Dehydrating is that rare prepping system that doesn’t require a large investment to either start up or maintain, and the initial cost can be arguably one of the least expensive of all categories. Once you have your dryer, you’re simply picking up items while out doing your normal shopping, going home, doing a little chopping, dicing, or opening a few packages. Poof, you’re building surplus. It requires very little effort. I rarely spend more than an hour prepping anything for drying, and in the case of packaged frozen items it’s literally a matter of minutes. The learning curve is minimal– for veggies it’s almost nonexistent, and the price of produce in America today is affordable to even the poorest. Unlike canning, once you start a batch you’re not married to the process for hours on end. It does its thing while you’re out doing life and working other projects.
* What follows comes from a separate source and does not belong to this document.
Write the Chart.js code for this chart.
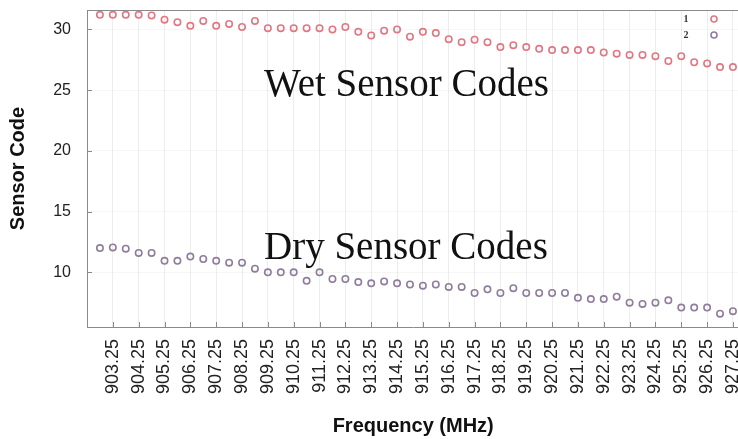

Finally, just to give you a bigger picture of what’s possible, after only two years, I currently have enough fruits and veggies acquired to rehydrate one pound of whatever I want, every single day for three years. And there were many weeks in that two-year period where my unit was just collecting dust. It’s part-time work, and it’s that bountiful.
So whenever I pass by my dehydrator, the door is open, and there it sits empty and idle, almost inevitably I hear this little voice running through my cookie jar asking:
”So tell me again…exactly why isn’t your dehydrator running?”